Teaching Resource Contributed By: Megan Neal, University of California, Irvine
Photograph by Mario Patinho. Lukas avendaño. Muxhe, Muxe Contemporary performer.
A short film that I like to use in my introductory cultural anthropology courses to introduce units on gender is an innovative new documentary film entitled Muxes, commissioned by the Guardian in collaboration with The Filmmaker Fund. The film highlights the experiences of a third gender group unique to indigenous Zapotec communities in the Oaxaca region of Mexico. The videography of the film is beautiful and the subject matter is portrayed respectfully and from multiple perspectives. As one participant states in the film: “It’s not being gay. It’s not being homosexual. It’s nothing more than being Muxe. Being Muxe is just being Muxe”. At 12 minutes, Muxe is short enough to be paired with vignettes of other third gender groups from around the world in a single class period.
Quick Tip: Fusion TV put together a beautiful website that I sometimes use in online classes to supplement the video.

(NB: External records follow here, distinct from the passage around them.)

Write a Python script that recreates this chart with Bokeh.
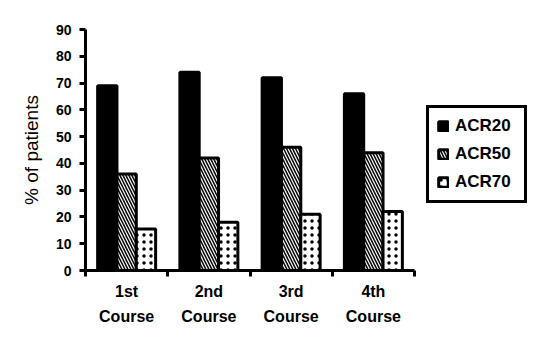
from bokeh.plotting import figure
from bokeh.models import Range1d, FixedTicker, Legend, LegendItem, ColumnDataSource
from bokeh.embed import file_html
from bokeh.resources import INLINE

categories = ["1st\nCourse", "2nd\nCourse", "3rd\nCourse", "4th\nCourse"]
series_names = ["ACR20", "ACR50", "ACR70"]
acr20 = [69, 74, 72, 66]
acr50 = [36, 42, 46, 44]
acr70 = [15.5, 18, 21, 22]
y_ticks = [0, 10, 20, 30, 40, 50, 60, 70, 80, 90]

FONT = "Liberation Sans"
bar_w = 0.235
n = len(categories)

W, H = 544, 350
FL, FT, FH = 85, 29, 241
AXIS_W = 329                 # pixel length of the category axis
FW = W - FL - 4              # frame extends right to hold the legend
x_end = n * FW / AXIS_W

p = figure(width=W, height=H, output_backend="svg", toolbar_location=None,
           x_range=Range1d(0, x_end), y_range=Range1d(0, 90),
           min_border_left=FL, min_border_top=FT, min_border_right=W - FL - FW,
           min_border_bottom=H - FT - FH)
p.outline_line_color = None
p.xgrid.visible = False
p.ygrid.visible = False
p.background_fill_color = "white"
p.border_fill_color = "white"

centers = [i + 0.5 for i in range(n)]
styles = [
    dict(fill_color="black"),
    dict(fill_color="white", hatch_pattern="left_diagonal_line", hatch_color="black", hatch_scale=6, hatch_weight=1.5),
    dict(fill_color="white", hatch_pattern="dot", hatch_color="black", hatch_scale=7, hatch_weight=1),
]
items = []
for k, (name, vals) in enumerate(zip(series_names, [acr20, acr50, acr70])):
    src = ColumnDataSource(dict(x=[c + (k - 1) * bar_w for c in centers], top=vals))
    r = p.vbar(x="x", top="top", width=bar_w, source=src, line_color="black", line_width=3,
               **styles[k])
    items.append(LegendItem(label=name, renderers=[r]))

legend = Legend(items=items, location=(AXIS_W + 12, 67), border_line_color="black",
                border_line_width=3, border_line_alpha=1,
                label_text_font=FONT, label_text_font_style="bold", label_text_font_size="17px",
                label_text_color="black",
                glyph_width=12, glyph_height=12, label_height=18, label_width=61, spacing=8,
                padding=8, label_standoff=6, margin=0, background_fill_alpha=1)
p.add_layout(legend, "center")

# y axis
ya = p.yaxis[0]
ya.ticker = FixedTicker(ticks=y_ticks)
ya.axis_label = "% of patients"
ya.axis_label_text_font = FONT
ya.axis_label_text_font_style = "normal"
ya.axis_label_text_font_size = "19px"
ya.axis_label_text_color = "black"
ya.axis_label_standoff = 11
ya.major_label_text_font = FONT
ya.major_label_text_font_style = "bold"
ya.major_label_text_font_size = "14px"
ya.major_label_text_color = "black"
ya.major_label_standoff = 8
ya.major_tick_in = 0
ya.major_tick_out = 6
ya.major_tick_line_width = 3
ya.minor_tick_line_color = None
ya.axis_line_width = 3

# x axis: labels at category centres, ticks at category boundaries
xa = p.xaxis[0]
xa.bounds = (0, n)
xa.ticker = FixedTicker(ticks=centers, minor_ticks=list(range(n + 1)))
xa.major_label_overrides = {c: lab for c, lab in zip(centers, categories)}
xa.major_label_text_font = FONT
xa.major_label_text_font_style = "bold"
xa.major_label_text_font_size = "16px"
xa.major_label_text_color = "black"
xa.major_label_text_line_height = 1.5
xa.major_label_standoff = 6
xa.major_tick_line_color = None
xa.major_tick_out = 0
xa.minor_tick_in = 0
xa.minor_tick_out = 6
xa.minor_tick_line_width = 3
xa.axis_line_width = 3

open("out.html", "w").write(file_html(p, INLINE))
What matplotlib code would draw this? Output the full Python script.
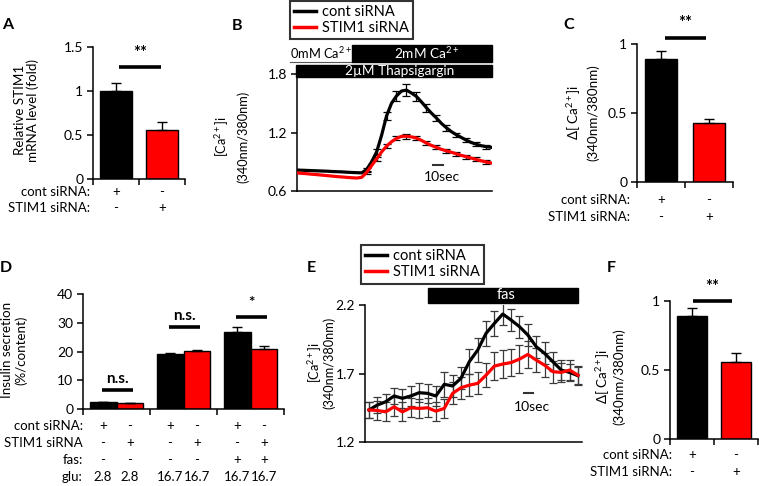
import matplotlib
matplotlib.use('Agg')
import matplotlib.pyplot as plt
from matplotlib.patches import Rectangle
from matplotlib.lines import Line2D
import matplotlib.transforms as mtransforms
import numpy as np

plt.rcParams['font.family'] = ['Lato', 'DejaVu Sans']
plt.rcParams['mathtext.fontset'] = 'custom'
plt.rcParams['mathtext.rm'] = 'Lato'
plt.rcParams['mathtext.it'] = 'Lato:italic'
plt.rcParams['mathtext.bf'] = 'Lato:bold'
plt.rcParams['font.size'] = 10

# ---------------- data ----------------
series_names = ['cont siRNA', 'STIM1 siRNA']
bar_colors = ['#000000', '#ff0000']

# A: relative STIM1 mRNA
a_vals = [1.0, 0.56]
a_errs = [0.09, 0.09]
a_rows = [('cont siRNA:', ['+', '-']), ('STIM1 siRNA:', ['-', '+'])]

# B: thapsigargin Ca trace (time in s)
b_time = np.arange(0, 200, 5)
b_cont = [0.815, 0.813, 0.811, 0.809, 0.807, 0.805, 0.803, 0.800, 0.798, 0.796,
          0.793, 0.790, 0.788, 0.786, 0.820, 0.900, 1.000, 1.170, 1.370, 1.500,
          1.575, 1.625, 1.635, 1.605, 1.570, 1.515, 1.455, 1.400, 1.350, 1.295,
          1.250, 1.210, 1.178, 1.150, 1.122, 1.098, 1.080, 1.065, 1.055, 1.048]
b_stim = [0.785, 0.781, 0.777, 0.772, 0.768, 0.763, 0.758, 0.753, 0.748, 0.744,
          0.740, 0.736, 0.733, 0.740, 0.790, 0.860, 0.930, 1.000, 1.060, 1.105,
          1.140, 1.160, 1.162, 1.155, 1.143, 1.120, 1.092, 1.068, 1.048, 1.028,
          1.012, 0.998, 0.982, 0.966, 0.952, 0.938, 0.924, 0.910, 0.898, 0.888]
b_cont_err = [0, 0, 0, 0, 0, 0, 0, 0, 0, 0,
              0, 0, 0, 0, 0.02, 0, 0.03, 0, 0.04, 0,
              0.05, 0, 0.06, 0, 0.05, 0, 0.04, 0, 0.03, 0,
              0.03, 0, 0.02, 0, 0.02, 0, 0.02, 0, 0.02, 0]
b_stim_err = [0, 0, 0, 0, 0, 0, 0, 0, 0, 0,
              0, 0, 0, 0, 0.02, 0, 0.02, 0, 0.02, 0,
              0.02, 0, 0.025, 0, 0.02, 0, 0.02, 0, 0.02, 0,
              0.02, 0, 0.02, 0, 0.02, 0, 0.02, 0, 0.02, 0]

# C: delta Ca (thapsigargin)
c_vals = [0.89, 0.43]
c_errs = [0.06, 0.025]

# D: insulin secretion
d_groups = 3
d_cont = [2.4, 19.1, 26.8]
d_cont_err = [0.2, 0.4, 1.8]
d_stim = [2.1, 20.3, 20.7]
d_stim_err = [0.15, 0.35, 1.3]
d_sig = ['n.s.', 'n.s.', '*']
d_sig_y = [6.6, 28.5, 32.0]
d_rows = [('cont siRNA:', ['+', '-', '+', '-', '+', '-']),
          ('STIM1 siRNA', ['-', '+', '-', '+', '-', '+']),
          ('fas:', ['-', '-', '-', '-', '+', '+']),
          ('glu:', ['2.8', '2.8', '16.7', '16.7', '16.7', '16.7'])]

# E: fas Ca trace
e_time = np.arange(0, 260, 10)
e_cont = [1.434, 1.470, 1.494, 1.536, 1.519, 1.536, 1.560, 1.555, 1.536, 1.621,
          1.609, 1.665, 1.786, 1.871, 1.993, 2.066, 2.134, 2.090, 2.042, 1.981,
          1.896, 1.847, 1.786, 1.725, 1.708, 1.684]
e_stim = [1.434, 1.430, 1.420, 1.457, 1.420, 1.450, 1.445, 1.450, 1.425, 1.445,
          1.555, 1.596, 1.615, 1.628, 1.688, 1.754, 1.769, 1.780, 1.805, 1.839,
          1.798, 1.761, 1.713, 1.708, 1.725, 1.688]
e_cont_err = [0.06, 0.06, 0.06, 0.06, 0.07, 0.07, 0.07, 0.07, 0.07, 0.09,
              0.08, 0.08, 0.09, 0.09, 0.09, 0.09, 0.08, 0.08, 0.08, 0.08,
              0.08, 0.08, 0.07, 0.07, 0.06, 0.06]
e_stim_err = [0.06, 0.07, 0.07, 0.07, 0.07, 0.07, 0.07, 0.07, 0.07, 0.07,
              0.08, 0.08, 0.08, 0.08, 0.09, 0.10, 0.10, 0.10, 0.10, 0.10,
              0.09, 0.09, 0.08, 0.07, 0.07, 0.07]

# F: delta Ca (fas)
f_vals = [0.89, 0.555]
f_errs = [0.06, 0.065]

# ---------------- figure ----------------
W, H = 759, 486
fig = plt.figure(figsize=(W / 100, H / 100), dpi=100)

TICK_FS = 10
ROW_FS = 9.5
YLAB_FS = 9.6
LET_FS = 11.5


def fy(y):
    return 1 - y / H


def add_ax(x0, ytop, x1, ybot):
    ax = fig.add_axes([x0 / W, fy(ybot), (x1 - x0) / W, (ybot - ytop) / H])
    for s in ['top', 'right']:
        ax.spines[s].set_visible(False)
    for s in ['left', 'bottom']:
        ax.spines[s].set_linewidth(1.1)
        ax.spines[s].set_color('black')
    ax.tick_params(axis='y', direction='out', length=4, width=1.1, pad=3, labelsize=TICK_FS)
    ax.patch.set_alpha(0)
    return ax


def ftext(x, y, s, **kw):
    kw.setdefault('ha', 'center')
    kw.setdefault('va', 'center')
    return fig.text(x / W, fy(y), s, **kw)


def cat_ticks(ax, edges):
    ax.set_xticks([])
    ax.set_xticks(edges, minor=True)
    ax.tick_params(axis='x', which='minor', direction='out', length=4, width=1.1, labelbottom=False)


def row_labels(ax, xs, rows, xright, ys):
    trans = mtransforms.blended_transform_factory(ax.transData, fig.transFigure)
    for (lab, marks), y in zip(rows, ys):
        ftext(xright, y, lab, ha='right', fontsize=ROW_FS)
        for x, m in zip(xs, marks):
            fig.text(x, fy(y), m, transform=trans, ha='center', va='center', fontsize=ROW_FS)


def two_bar_panel(ax, vals, errs, ymax, yticks, yticklabels):
    x = np.arange(len(vals))
    ax.bar(x, vals, width=0.68, color=bar_colors, edgecolor='black', linewidth=1.0, zorder=2)
    ax.errorbar(x, vals, yerr=[np.zeros(len(errs)), errs], fmt='none', ecolor='black',
                elinewidth=1.0, capsize=3.5, capthick=1.0, zorder=3)
    ax.set_xlim(-0.5, 1.5)
    ax.set_ylim(0, ymax)
    ax.set_yticks(yticks)
    ax.set_yticklabels(yticklabels)
    cat_ticks(ax, [-0.5, 0.5, 1.5])
    return x


def sig(ax, x0, x1, y, ytext, s, fs=12):
    ax.plot([x0, x1], [y, y], color='black', lw=2.6, solid_capstyle='butt', clip_on=False)
    ax.text((x0 + x1) / 2, ytext, s, ha='center', va='center', fontsize=fs,
            fontweight='bold', clip_on=False)


def ylab2(x1, x2, y, l1, l2, fs=YLAB_FS):
    ftext(x1, y, l1, rotation=90, fontsize=fs)
    ftext(x2, y, l2, rotation=90, fontsize=fs)


# ---------- Panel A ----------
axA = add_ax(93, 47, 185, 179)
xA = two_bar_panel(axA, a_vals, a_errs, 1.5, [0, 0.5, 1, 1.5], ['0', '0.5', '1', '1.5'])
sig(axA, 0.07, 0.98, 1.27, 1.43, '**')
row_labels(axA, xA, a_rows, 90, [192, 208])
ylab2(20, 33, 110, 'Relative STIM1', 'mRNA level (fold)')
ftext(8, 25, 'A', fontweight='bold', fontsize=LET_FS)

# ---------- Panel B ----------
axB = add_ax(297, 74, 492, 191)
axB.plot(b_time, b_cont, color='black', lw=2.3, zorder=3)
axB.plot(b_time, b_stim, color='#ff0000', lw=2.3, zorder=4)
bc_err = np.array(b_cont_err)
bs_err = np.array(b_stim_err)
mc = bc_err > 0
ms = bs_err > 0
axB.errorbar(b_time[mc], np.array(b_cont)[mc], yerr=bc_err[mc], fmt='none', ecolor='black',
             elinewidth=0.9, capsize=3, capthick=0.9, zorder=2)
axB.errorbar(b_time[ms], np.array(b_stim)[ms], yerr=bs_err[ms], fmt='none', ecolor='black',
             elinewidth=0.9, capsize=3, capthick=0.9, zorder=2)
axB.set_xlim(0, 196)
axB.set_ylim(0.6, 1.8)
axB.set_yticks([0.6, 1.2, 1.8])
axB.set_yticklabels(['0.6', '1.2', '1.8'])
axB.set_xticks([])
axB.plot([137, 147], [0.867, 0.867], color='#333333', lw=1.5)
axB.text(146, 0.745, '10sec', ha='center', va='center', fontsize=10)
# treatment bars
fig.patches.append(Rectangle((352 / W, fy(62)), (492 - 352) / W, 17 / H, transform=fig.transFigure,
                             facecolor='black', edgecolor='black', zorder=5))
fig.patches.append(Rectangle((296 / W, fy(77)), (492 - 296) / W, 12 / H, transform=fig.transFigure,
                             facecolor='black', edgecolor='black', zorder=5))
fig.lines.append(Line2D([290 / W, 352 / W], [fy(62), fy(62)], transform=fig.transFigure,
                        color='#555555', lw=0.8))
ftext(321, 53, '0mM Ca$^{2+}$', fontsize=9.3)
ftext(427, 53, '2mM Ca$^{2+}$', fontsize=9.8, color='white', zorder=6)
ftext(400, 71, '2\u00b5M Thapsigargin', fontsize=9.8, color='white', zorder=6)
ylab2(222, 243, 137, '[Ca$^{2+}$]i', '(340nm/380nm)', fs=9.2)
ftext(237, 26, 'B', fontweight='bold', fontsize=LET_FS)
hB = [Line2D([], [], color='black', lw=2.5), Line2D([], [], color='#ff0000', lw=2.5)]
legB = fig.legend(hB, series_names, loc='upper left', bbox_to_anchor=(290 / W, fy(1)),
                  frameon=True, fancybox=False, edgecolor='black', fontsize=10.5,
                  handlelength=1.5, handletextpad=0.4, borderpad=0.3, labelspacing=0.1,
                  borderaxespad=0)
legB.get_frame().set_linewidth(1.5)

# ---------- Panel C ----------
axC = add_ax(637, 44, 733, 182)
xC = two_bar_panel(axC, c_vals, c_errs, 1.0, [0, 0.5, 1], ['0', '0.5', '1'])
sig(axC, 0.08, 0.94, 1.046, 1.15, '**')
row_labels(axC, xC, a_rows, 630, [200, 217])
ylab2(574, 593, 113, '\u0394[ Ca$^{2+}$]i', '(340nm/380nm)')
ftext(569, 25, 'C', fontweight='bold', fontsize=LET_FS)

# ---------- Panel D ----------
axD = add_ax(83, 294, 284, 409)
gx = np.arange(d_groups)
axD.bar(gx - 0.2, d_cont, width=0.4, color=bar_colors[0], edgecolor='black', linewidth=1.0, zorder=2)
axD.bar(gx + 0.2, d_stim, width=0.4, color=bar_colors[1], edgecolor='black', linewidth=1.0, zorder=2)
axD.errorbar(gx - 0.2, d_cont, yerr=[np.zeros(3), d_cont_err], fmt='none', ecolor='black',
             elinewidth=1.0, capsize=3.5, capthick=1.0, zorder=3)
axD.errorbar(gx + 0.2, d_stim, yerr=[np.zeros(3), d_stim_err], fmt='none', ecolor='black',
             elinewidth=1.0, capsize=3.5, capthick=1.0, zorder=3)
axD.set_xlim(-0.5, 2.5)
axD.set_ylim(0, 40)
axD.set_yticks([0, 10, 20, 30, 40])
cat_ticks(axD, [-0.5, 0.5, 1.5, 2.5])
for g, (s, y) in enumerate(zip(d_sig, d_sig_y)):
    sig(axD, g - 0.22, g + 0.24, y, y + (3.9 if s != '*' else 5.0), s, fs=11)
dx = np.ravel(np.column_stack([gx - 0.2, gx + 0.2]))
row_labels(axD, dx, d_rows, 83, [426, 443, 460, 477])
ylab2(7, 21, 350, 'Insulin secretion', '(%/content)')
ftext(5.5, 268, 'D', fontweight='bold', fontsize=LET_FS)

# ---------- Panel E ----------
axE = add_ax(365, 305, 582, 442)
axE.errorbar(e_time, e_cont, yerr=e_cont_err, fmt='none', ecolor='#3a3a3a', elinewidth=0.9,
             capsize=3, capthick=0.9, zorder=2)
axE.errorbar(e_time, e_stim, yerr=e_stim_err, fmt='none', ecolor='#3a3a3a', elinewidth=0.9,
             capsize=3, capthick=0.9, zorder=2)
axE.plot(e_time, e_cont, color='black', lw=2.3, zorder=3)
axE.plot(e_time, e_stim, color='#ff0000', lw=2.3, zorder=4)
axE.set_xlim(-4.8, 254.8)
axE.set_ylim(1.2, 2.2)
axE.set_yticks([1.2, 1.7, 2.2])
axE.set_yticklabels(['1.2', '1.7', '2.2'])
axE.set_xticks([])
axE.plot([186, 196], [1.555, 1.555], color='#333333', lw=1.5)
axE.text(195, 1.455, '10sec', ha='center', va='center', fontsize=10)
fig.patches.append(Rectangle((428 / W, fy(303)), (578 - 428) / W, 15 / H, transform=fig.transFigure,
                             facecolor='black', edgecolor='black', zorder=5))
ftext(506, 295, 'fas', fontsize=10.5, color='white', zorder=6)
ylab2(315, 329, 363, '[Ca$^{2+}$]i', '(340nm/380nm)', fs=9.2)
ftext(311, 268, 'E', fontweight='bold', fontsize=LET_FS)
legE = fig.legend(hB, series_names, loc='upper left', bbox_to_anchor=(361 / W, fy(245)),
                  frameon=True, fancybox=False, edgecolor='black', fontsize=10.5,
                  handlelength=1.5, handletextpad=0.4, borderpad=0.3, labelspacing=0.12,
                  borderaxespad=0)
legE.get_frame().set_linewidth(1.5)

# ---------- Panel F ----------
axF = add_ax(670, 301, 758, 439)
xF = two_bar_panel(axF, f_vals, f_errs, 1.0, [0, 0.5, 1], ['0', '0.5', '1'])
sig(axF, 0.03, 0.90, 1.0, 1.10, '**')
row_labels(axF, xF, a_rows, 672, [455, 472])
ylab2(603, 619, 377, '\u0394[ Ca$^{2+}$]i', '(340nm/380nm)')
ftext(611, 268, 'F', fontweight='bold', fontsize=LET_FS)

fig.savefig('out.png', dpi=100)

The California Newsreel three part series Race the Power of an Illusion is, by many standards, among the best documentary films that teach the biological fallacy of race as well as the social construction of “race” in the US.
The film is available for purchase and is included in many college and university library film streaming services. The California Newsreel website provides some resources that can be adapted for use in college-level introductory anthropology classes.